The Node-Arc Incidence Matrix

Let $G = (N, \mathcal{A})$ be a directed graph with $m = |N|$ nodes and $n = |\mathcal{A}|$ arcs. The node-arc incidence matrix of $G$ is the $m \times n$ matrix $A$ whose rows are indexed by the nodes and whose columns are indexed by the arcs.

For each arc $(i, j) \in \mathcal{A}$ (directed from $i$ to $j$), the corresponding column of $A$ is defined by

$$A_{k,\,(i,j)} = \begin{cases} +1 & \text{if } k = i, \\ -1 & \text{if } k = j, \\ \phantom{-}0 & \text{otherwise.}\end{cases}$$

In other words, each column has a $+1$ in the row of its tail node, a $-1$ in the row of its head node, and zeros everywhere else.

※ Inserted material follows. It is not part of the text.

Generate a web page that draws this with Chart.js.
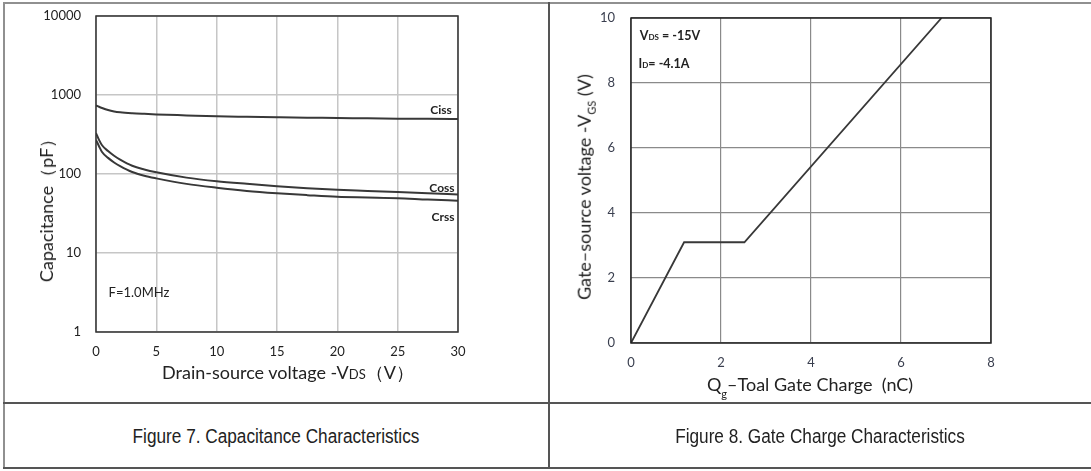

For example, consider the directed graph on three nodes with arcs $(1,2)$ and $(2,3)$. We build the matrix column by column:

• Arc $(1,2)$: place $+1$ in row $1$ and $-1$ in row $2$.
• Arc $(2,3)$: place $+1$ in row $2$ and $-1$ in row $3$.

This gives

$$A = \begin{bmatrix} \phantom{-}1 & \phantom{-}0 \\ -1 & \phantom{-}1 \\ \phantom{-}0 & -1 \end{bmatrix}.$$